6. By now hopefully you have been dismissed. If not, you will now be experiencing the trial. Either as one of the 12 or as an alternate. I was selected as alternate juror #1. As an alternate juror you must sit with the jury throughout the course of the trial listening and making notes etc. just like a regular juror, however you do not deliberate on a verdict with the 12 unless one of them is incapacitated in some way. When they are excused for deliberations, you are excused from court and put on call until a verdict is reached. Being on call means you promise to be reachable by phone and within about 30min of the courthouse on days and times the court is in session until a verdict is reached. Again, just in case one of the 12 jurors is incapable of continuing deliberations. I was never called to fill in on deliberations, so I unfortunately have no tips on how to survive that. As an alternate, when a verdict is reached you will be contacted with the option of attending court to hear it, or be told over the phone. After that happens, all jurors are excused from service and you can now live your life like a normal person.

What I learned from jury duty:

First off, while very inconvenient, jury duty is not as scary as I imagined it would be. Yes, as an introvert, answering questions in front of a courtroom full of people was intimidating. However, the judge and attorneys are actually quite nice and everyone else has to be quiet, so it was actually pretty ok. Secondly, there are specific instructions for everything so don’t worry that you won’t know what to do. You will be told how to conduct yourself and how to do your job ad nauseam, to borrow a lawyer’s phrase. Thirdly, details of the case can be graphic. So depending on the nature of the charges be prepared for things to get real.

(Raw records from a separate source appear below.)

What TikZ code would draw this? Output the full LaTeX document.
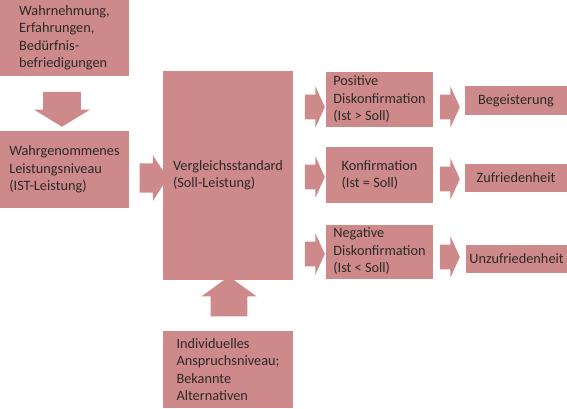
\documentclass[tikz,border=0pt]{standalone}
\usepackage{fontspec}
\setmainfont{Carlito}
\usetikzlibrary{shapes.arrows, positioning}
\definecolor{box_rose}{RGB}{206,138,138}
\definecolor{box_text}{RGB}{45,40,40}

\begin{document}
\begin{tikzpicture}[x=1pt, y=-1pt,
        bx/.style={fill=box_rose, text=box_text, align=left, inner sep=0pt,
                   font=\fontsize{14.3}{17.5}\selectfont},
        res/.style={bx, align=center, minimum width=102pt, minimum height=28pt},
        pf/.style={single arrow, fill=box_rose, inner xsep=0pt,
                   single arrow head indent=0pt},
        pfk/.style={pf, minimum height=20pt, minimum width=42pt,
                    inner ysep=10pt, single arrow tip angle=131}]
        \useasboundingbox (0,0) rectangle (567,408);
        % linke Spalte
        \node[bx, minimum width=129pt, minimum height=76pt] (wahr) at (64.5,38)
          {Wahrnehmung,\\Erfahrungen,\\Bedürfnis-\\befriedigungen};
        \node[bx, minimum width=129pt, minimum height=77pt] (ist) at (64.5,169.5)
          {Wahrgenommenes\\Leistungsniveau\\(IST-Leistung)};
        \node[pf, rotate=-90, minimum height=35pt, minimum width=56pt,
              inner ysep=14.5pt, single arrow tip angle=117] (p0) at (62,103.5) {};
        % Mitte
        \node[bx, minimum width=130pt, minimum height=209pt] (soll) at (228,175.5)
          {Vergleichsstandard\\(Soll-Leistung)};
        \node[bx, minimum width=130pt, minimum height=77pt] (anspruch) at (228,369.5)
          {Individuelles\\Anspruchsniveau;\\Bekannte\\Alternativen};
        \node[pf, minimum height=28pt, minimum width=46pt,
              inner ysep=12pt, single arrow tip angle=114] (p1) at (149,178) {};
        \node[pf, rotate=90, minimum height=40pt, minimum width=55pt,
              inner ysep=14pt, single arrow tip angle=108] (p2) at (229,303) {};
        % Diskonfirmation
        \node[bx, minimum width=107pt, minimum height=55pt] (pos) at (379.5,99.5)
          {Positive\\Diskonfirmation\\(Ist > Soll)};
        \node[bx, minimum width=107pt, minimum height=56pt] (konf) at (379.5,175)
          {Konfirmation\\(Ist = Soll)};
        \node[bx, minimum width=107pt, minimum height=54pt] (neg) at (379.5,251.5)
          {Negative\\Diskonfirmation\\(Ist < Soll)};
        \node[pfk] (p3) at (312,107) {};
        \node[pfk] (p4) at (312,177) {};
        \node[pfk] (p5) at (312,254) {};
        % Ergebnis
        \node[res, minimum height=29pt] (beg) at (516,100.5) {Begeisterung};
        \node[res] (zuf) at (516,178) {Zufriedenheit};
        \node[res] (unz) at (516.5,259) {Unzufriedenheit};
        \node[pfk] (p6) at (447,107) {};
        \node[pfk] (p7) at (447,179) {};
        \node[pfk] (p8) at (447,257) {};
      \end{tikzpicture}
\end{document}
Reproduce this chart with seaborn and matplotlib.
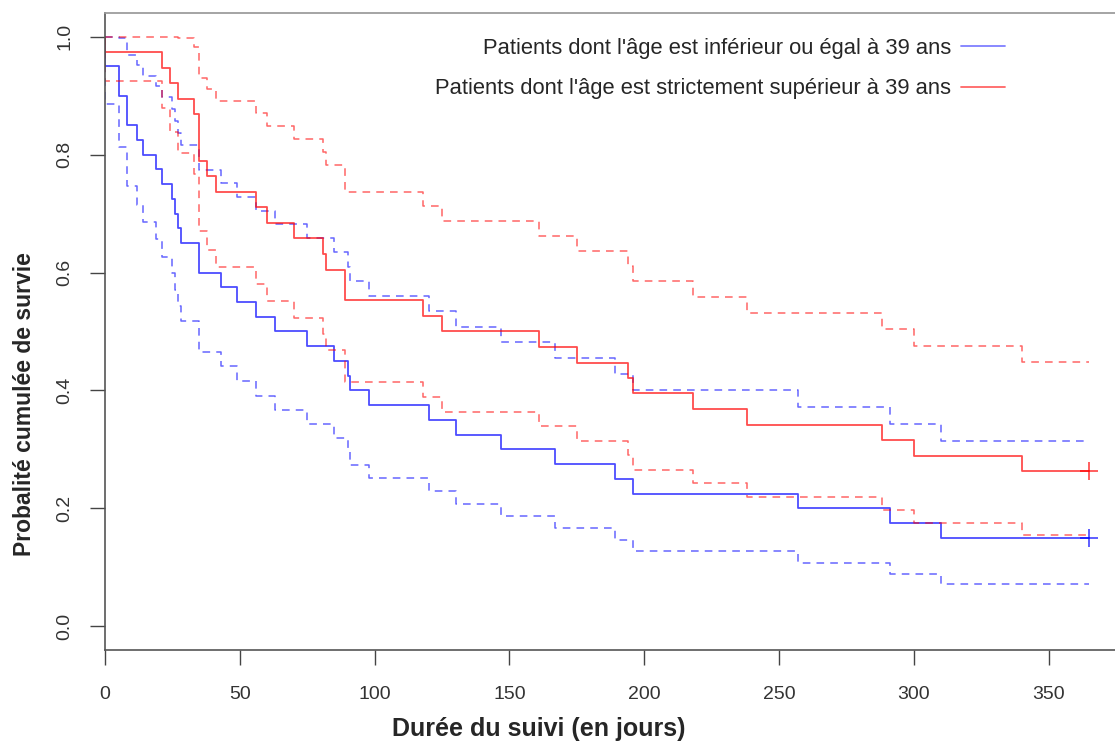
import matplotlib
matplotlib.use("Agg")
import matplotlib.pyplot as plt
import seaborn as sns
import pandas as pd
from matplotlib.lines import Line2D

# Patients dont l'âge est <= 39 ans (courbe de Kaplan-Meier + IC 95%)
jours_jeunes = [0, 5, 8, 12, 14, 19, 21, 25, 26, 27, 28, 35, 43, 49, 56, 63, 75, 85,
                90, 91, 98, 120, 130, 147, 167, 189, 196, 257, 291, 310]
survie_jeunes = [0.95, 0.90, 0.85, 0.825, 0.80, 0.775, 0.75, 0.725, 0.70, 0.675, 0.65,
                 0.60, 0.575, 0.55, 0.525, 0.50, 0.475, 0.45, 0.425, 0.40, 0.375, 0.35,
                 0.325, 0.30, 0.275, 0.25, 0.225, 0.20, 0.175, 0.15]
sup_jeunes = [1.0, 0.998, 0.968, 0.952, 0.934, 0.916, 0.897, 0.877, 0.857, 0.837, 0.816,
              0.773, 0.751, 0.728, 0.705, 0.682, 0.658, 0.634, 0.609, 0.585, 0.560, 0.534,
              0.508, 0.482, 0.455, 0.428, 0.400, 0.372, 0.343, 0.314]
inf_jeunes = [0.885, 0.812, 0.746, 0.715, 0.685, 0.656, 0.627, 0.599, 0.571, 0.544, 0.518,
              0.466, 0.441, 0.416, 0.391, 0.367, 0.343, 0.320, 0.296, 0.274, 0.251, 0.229,
              0.208, 0.187, 0.166, 0.146, 0.127, 0.108, 0.089, 0.072]

# Patients dont l'âge est > 39 ans
jours_ages = [0, 21, 24, 27, 33, 35, 38, 41, 56, 60, 70, 81, 82, 89, 118, 125, 161, 175,
              194, 196, 218, 238, 288, 300, 340]
survie_ages = [0.974, 0.947, 0.921, 0.895, 0.868, 0.789, 0.763, 0.737, 0.711, 0.684, 0.658,
               0.632, 0.605, 0.553, 0.526, 0.500, 0.474, 0.447, 0.421, 0.395, 0.368, 0.342,
               0.316, 0.289, 0.263]
sup_ages = [1.0, 1.0, 1.0, 0.998, 0.983, 0.930, 0.911, 0.891, 0.870, 0.849, 0.827, 0.805,
            0.783, 0.736, 0.712, 0.687, 0.662, 0.637, 0.611, 0.585, 0.559, 0.532, 0.504,
            0.476, 0.448]
inf_ages = [0.924, 0.879, 0.839, 0.802, 0.767, 0.670, 0.639, 0.609, 0.580, 0.551, 0.523,
            0.495, 0.468, 0.415, 0.389, 0.364, 0.339, 0.314, 0.290, 0.266, 0.243, 0.220,
            0.198, 0.176, 0.155]

fin_suivi = 365  # patients censurés à la fin du suivi

legendes = ["Patients dont l'âge est inférieur ou égal à 39 ans",
            "Patients dont l'âge est strictement supérieur à 39 ans"]


def escalier(jours, valeurs):
    # point de départ (0, 1) puis prolongation jusqu'à la fin du suivi
    x = [0] + list(jours) + [fin_suivi]
    y = [1.0] + list(valeurs) + [valeurs[-1]]
    return pd.DataFrame({"jour": x, "survie": y})


sns.set_theme(style="ticks")
plt.rcParams["font.family"] = ["Liberation Sans", "DejaVu Sans"]

fig = plt.figure(figsize=(11.15, 7.42), dpi=100)
ax = fig.add_axes([0.0942, 0.124, 0.9058, 0.8585])

groupes = [
    (jours_jeunes, survie_jeunes, sup_jeunes, inf_jeunes, "blue"),
    (jours_ages, survie_ages, sup_ages, inf_ages, "red"),
]
for jours, surv, sup, inf, couleur in groupes:
    for vals in (sup, inf):
        sns.lineplot(data=escalier(jours, vals), x="jour", y="survie", ax=ax,
                     sort=False, estimator=None, drawstyle="steps-post",
                     color=couleur, alpha=0.6, linewidth=1.1, linestyle=(0, (5, 4)))
    sns.lineplot(data=escalier(jours, surv), x="jour", y="survie", ax=ax,
                 sort=False, estimator=None, drawstyle="steps-post",
                 color=couleur, alpha=0.7, linewidth=1.3)
    # marque de censure
    sns.scatterplot(x=[fin_suivi], y=[surv[-1]], ax=ax, marker="+", s=160,
                    color=couleur, linewidth=1.1, alpha=0.8)

ax.set_xlim(0, 374.6)
ax.set_ylim(-0.04, 1.04)
ax.set_xticks(range(0, 351, 50))
ax.set_yticks([0, 0.2, 0.4, 0.6, 0.8, 1.0])
ax.set_yticklabels(["0.0", "0.2", "0.4", "0.6", "0.8", "1.0"], rotation=90, va="center")
ax.tick_params(axis="both", direction="out", length=11, width=1, color="#444444",
               labelsize=14, labelcolor="#333333")
ax.tick_params(axis="x", pad=15)
ax.tick_params(axis="y", pad=12)

for cote in ("left", "bottom"):
    ax.spines[cote].set_color("#555555")
    ax.spines[cote].set_linewidth(1.2)
ax.spines["top"].set_color("#999999")
ax.spines["right"].set_visible(False)

ax.set_xlabel("Durée du suivi (en jours)", fontsize=18, fontweight="bold")
ax.set_ylabel("Probalité cumulée de survie", fontsize=16.5, fontweight="bold")
# labels centrés comme dans l'original (pas au milieu du cadre)
ax.xaxis.set_label_coords(0.4297, -0.105)
ax.yaxis.set_label_coords(-0.068, 0.386)

poignees = [Line2D([], [], color="blue", alpha=0.5, linewidth=1.3),
            Line2D([], [], color="red", alpha=0.6, linewidth=1.3)]
ax.legend(poignees, legendes, loc="upper right", bbox_to_anchor=(1005 / 1115, 1 - 38 / 742),
          bbox_transform=fig.transFigure, frameon=False, markerfirst=False, fontsize=15.8,
          handlelength=2.0, handletextpad=0.45, labelspacing=0.88, borderpad=0,
          borderaxespad=0)

plt.savefig("out.png", dpi=100)
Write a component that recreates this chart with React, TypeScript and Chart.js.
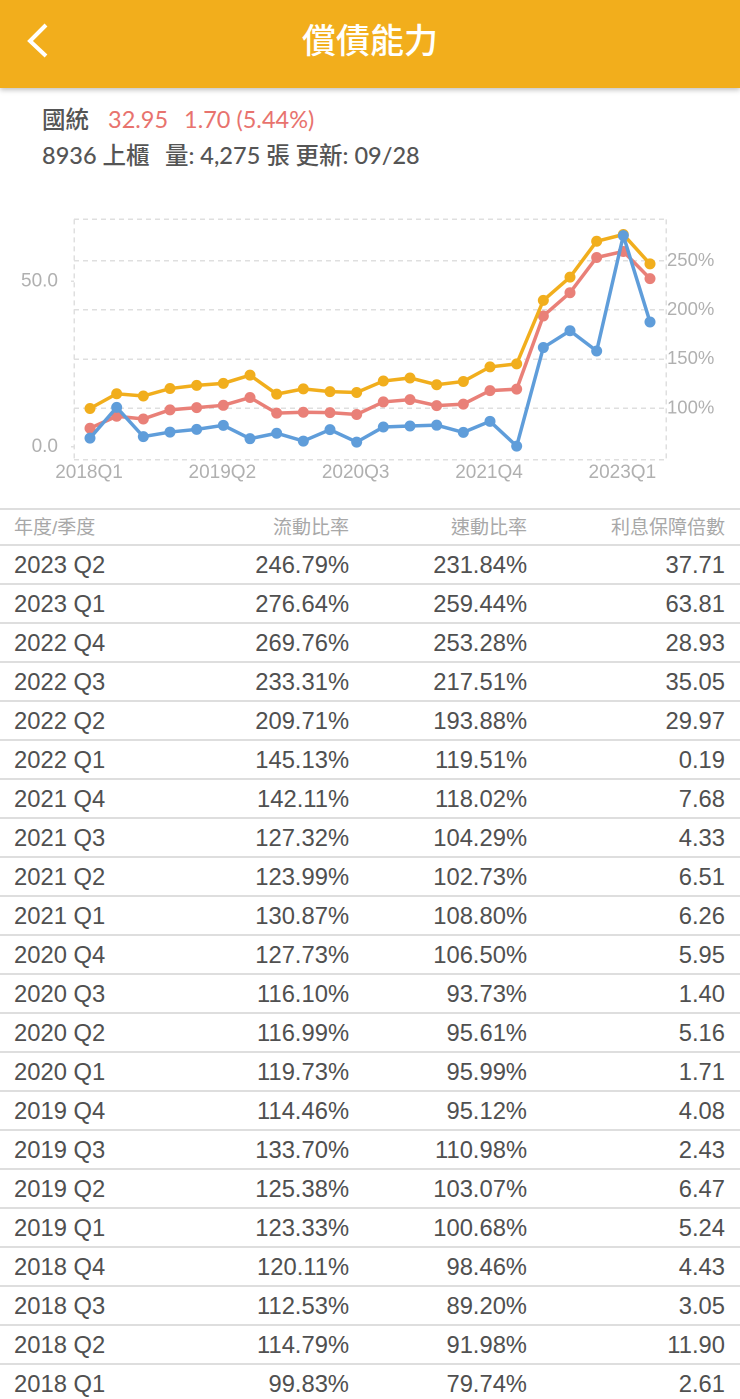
import { useEffect, useRef } from 'react';
import { Chart, registerables } from 'chart.js';

Chart.register(...registerables);

// oldest first, same order the chart reads them
const quarters = [
  '2018 Q1', '2018 Q2', '2018 Q3', '2018 Q4', '2019 Q1', '2019 Q2', '2019 Q3', '2019 Q4',
  '2020 Q1', '2020 Q2', '2020 Q3', '2020 Q4', '2021 Q1', '2021 Q2', '2021 Q3', '2021 Q4',
  '2022 Q1', '2022 Q2', '2022 Q3', '2022 Q4', '2023 Q1', '2023 Q2',
];
const currentRatio = [
  99.83, 114.79, 112.53, 120.11, 123.33, 125.38, 133.7, 114.46, 119.73, 116.99, 116.1,
  127.73, 130.87, 123.99, 127.32, 142.11, 145.13, 209.71, 233.31, 269.76, 276.64, 246.79,
];
const quickRatio = [
  79.74, 91.98, 89.2, 98.46, 100.68, 103.07, 110.98, 95.12, 95.99, 95.61, 93.73,
  106.5, 108.8, 102.73, 104.29, 118.02, 119.51, 193.88, 217.51, 253.28, 259.44, 231.84,
];
const interestCover = [
  2.61, 11.9, 3.05, 4.43, 5.24, 6.47, 2.43, 4.08, 1.71, 5.16, 1.4,
  5.95, 6.26, 6.51, 4.33, 7.68, 0.19, 29.97, 35.05, 28.93, 63.81, 37.71,
];
const xTickIndexes = [0, 5, 10, 15, 20];
const leftTicks = [0, 50];
const rightTicks = [100, 150, 200, 250];
const tableHeaders = ['年度/季度', '流動比率', '速動比率', '利息保障倍數'];

const X_MIN = -0.6;
const X_MAX = 21.6;

const GOLD = '#F1AE1D';
const PINK = '#E98078';
const BLUE = '#5F9DDA';
const GRID = '#DFDFDF';
const TICK_TEXT = '#B0B0B0';
const TICK_FAMILY = '"Liberation Sans", Arial, sans-serif';
const DASH = [5, 4];

const HEAD_FONT = 'Lato, "Noto Sans CJK TC", sans-serif';
const TABLE_FONT = '"Liberation Sans", "Noto Sans CJK TC", sans-serif';

const points = (values: number[]) => values.map((y, x) => ({ x, y }));

function line(label: string, values: number[], color: string, yAxisID: string) {
  return {
    label,
    data: points(values),
    yAxisID,
    borderColor: color,
    backgroundColor: color,
    borderWidth: 3.5,
    pointRadius: 5.5,
    pointBorderWidth: 0,
    tension: 0,
  };
}

function SolvencyChart() {
  const canvasRef = useRef<HTMLCanvasElement>(null);

  useEffect(() => {
    if (!canvasRef.current) return;

    const chart = new Chart(canvasRef.current, {
      type: 'line',
      data: {
        // first dataset is painted on top
        datasets: [
          line('利息保障倍數', interestCover, BLUE, 'left'),
          line('流動比率', currentRatio, GOLD, 'right'),
          line('速動比率', quickRatio, PINK, 'right'),
        ],
      },
      options: {
        animation: false,
        responsive: false,
        devicePixelRatio: 2,
        plugins: { legend: { display: false }, tooltip: { enabled: false } },
        scales: {
          x: {
            type: 'linear',
            min: X_MIN,
            max: X_MAX,
            // the two edge ticks only carry the dashed frame
            afterBuildTicks: (scale: any) => {
              scale.ticks = [X_MIN, ...xTickIndexes, X_MAX].map((value) => ({ value }));
            },
            afterFit: (scale: any) => {
              scale.height = 40.5;
            },
            grid: {
              drawTicks: false,
              lineWidth: 1.5,
              color: (ctx: any) =>
                ctx.tick && (ctx.tick.value === X_MIN || ctx.tick.value === X_MAX) ? GRID : 'transparent',
            },
            border: { display: false, dash: DASH },
            ticks: {
              autoSkip: false,
              maxRotation: 0,
              padding: 2,
              labelOffset: -1,
              color: TICK_TEXT,
              font: { family: TICK_FAMILY, size: 19 },
              callback: (value: any) => (quarters[value] ? quarters[value].replace(' ', '') : ''),
            },
          },
          left: {
            type: 'linear',
            position: 'left',
            min: -3.86,
            max: 68.7,
            afterBuildTicks: (scale: any) => {
              scale.ticks = leftTicks.map((value) => ({ value }));
            },
            afterFit: (scale: any) => {
              scale.width = 74;
            },
            grid: { drawOnChartArea: false, color: GRID, lineWidth: 1.5, tickLength: 3 },
            border: { display: false, dash: DASH },
            ticks: {
              autoSkip: false,
              padding: 13,
              color: TICK_TEXT,
              font: { family: TICK_FAMILY, size: 19 },
              callback: (value: any) => Number(value).toFixed(1),
            },
          },
          right: {
            type: 'linear',
            position: 'right',
            min: 48,
            max: 292,
            afterBuildTicks: (scale: any) => {
              scale.ticks = [48, ...rightTicks, 292].map((value) => ({ value }));
            },
            afterFit: (scale: any) => {
              scale.width = 74;
            },
            grid: { color: GRID, lineWidth: 1.5, drawTicks: false },
            border: { display: false, dash: DASH },
            ticks: {
              autoSkip: false,
              padding: 1,
              color: TICK_TEXT,
              font: { family: TICK_FAMILY, size: 18.5 },
              callback: (value: any) => (rightTicks.includes(value) ? `${value}%` : ''),
            },
          },
        },
      } as any,
    });

    return () => chart.destroy();
  }, []);

  return (
    <canvas
      ref={canvasRef}
      width={740}
      height={305}
      style={{ position: 'absolute', left: 0, top: 195, width: 740, height: 305 }}
    />
  );
}

const columnRight = [null, 349, 527, 725];

function Row({ cells, header }: { cells: string[]; header?: boolean }) {
  return (
    <div
      style={{
        position: 'relative',
        height: header ? 34 : 37,
        borderBottom: '2px solid #DEDEDE',
        lineHeight: header ? '35px' : '38px',
        fontSize: header ? 19 : 23.75,
        color: header ? '#A8A8A8' : '#505050',
      }}
    >
      {cells.map((cell, i) => (
        <span
          key={i}
          style={
            i === 0
              ? { position: 'absolute', left: 14 }
              : { position: 'absolute', right: 740 - (columnRight[i] as number) }
          }
        >
          {cell}
        </span>
      ))}
    </div>
  );
}

const infoLine = {
  position: 'absolute',
  fontFamily: HEAD_FONT,
  fontSize: 23.5,
  lineHeight: '32px',
  whiteSpace: 'pre',
} as const;

export default function App() {
  const rows = quarters.map((q, i) => [
    q,
    `${currentRatio[i].toFixed(2)}%`,
    `${quickRatio[i].toFixed(2)}%`,
    interestCover[i].toFixed(2),
  ]).reverse();

  return (
    <div
      style={{
        position: 'absolute',
        left: 0,
        top: 0,
        width: 740,
        height: 1399,
        overflow: 'hidden',
        background: '#fff',
      }}
    >
      <div
        style={{
          position: 'absolute',
          left: 0,
          top: 0,
          width: 740,
          height: 88,
          background: '#F2AE1C',
          boxShadow: '0 2px 5px rgba(0,0,0,0.25)',
          zIndex: 1,
        }}
      >
        <svg width={60} height={88} style={{ position: 'absolute', left: 0, top: 0 }}>
          <polyline points="46,25 30,41 46,56" fill="none" stroke="#fff" strokeWidth={4} />
        </svg>
        <div
          style={{
            position: 'absolute',
            left: 0,
            width: 740,
            top: 17,
            textAlign: 'center',
            color: '#fff',
            fontFamily: HEAD_FONT,
            fontSize: 34,
            lineHeight: '46px',
            fontWeight: 500,
          }}
        >
          償債能力
        </div>
      </div>

      <div style={{ ...infoLine, left: 42, top: 103, color: '#555', fontWeight: 500 }}>國統</div>
      <div style={{ ...infoLine, left: 108, top: 103, color: '#E8736E' }}>32.95</div>
      <div style={{ ...infoLine, left: 184, top: 103, color: '#E8736E' }}>1.70 (5.44%)</div>
      <div style={{ ...infoLine, left: 42, top: 139, color: '#555', fontWeight: 500 }}>8936 上櫃</div>
      <div style={{ ...infoLine, left: 165, top: 139, color: '#555', fontWeight: 500 }}>
        量: 4,275 張 更新: 09/28
      </div>

      <SolvencyChart />

      <div
        style={{
          position: 'absolute',
          left: 0,
          top: 508,
          width: 740,
          borderTop: '2px solid #DEDEDE',
          fontFamily: TABLE_FONT,
        }}
      >
        <Row cells={tableHeaders} header />
        {rows.map((r) => (
          <Row key={r[0]} cells={r} />
        ))}
      </div>
    </div>
  );
}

The case I was assigned to was not of a disturbing nature, however I did find myself crying during a witness testimony, due to the utterly depressing state of the individuals life, and had to quickly compose myself. This is real life, not a tv show, (the only previous experience I had of a courtroom) so just be ready for that. I’m a sensitive person by nature so that may have had something to do with the tears. If this isn’t something you’re comfortable with speak up in voir dire. Lastly, I learned how much I didn’t actually know about the legal system. While I wouldn’t go so far as to say it was an “enriching experience”, as the juror instructional videos would have you believe, it was interesting and enlightening.

All in all, jury duty is fine. It’s not that it’s enjoyable, but it’s not terrible either. The worst part is the time suck that is involved and sometimes the nature of the trial. While your jury experience might not be exactly like mine, I hope that what I went through can help prepare you for this little slice of life we all get served *wink again* sooner or later.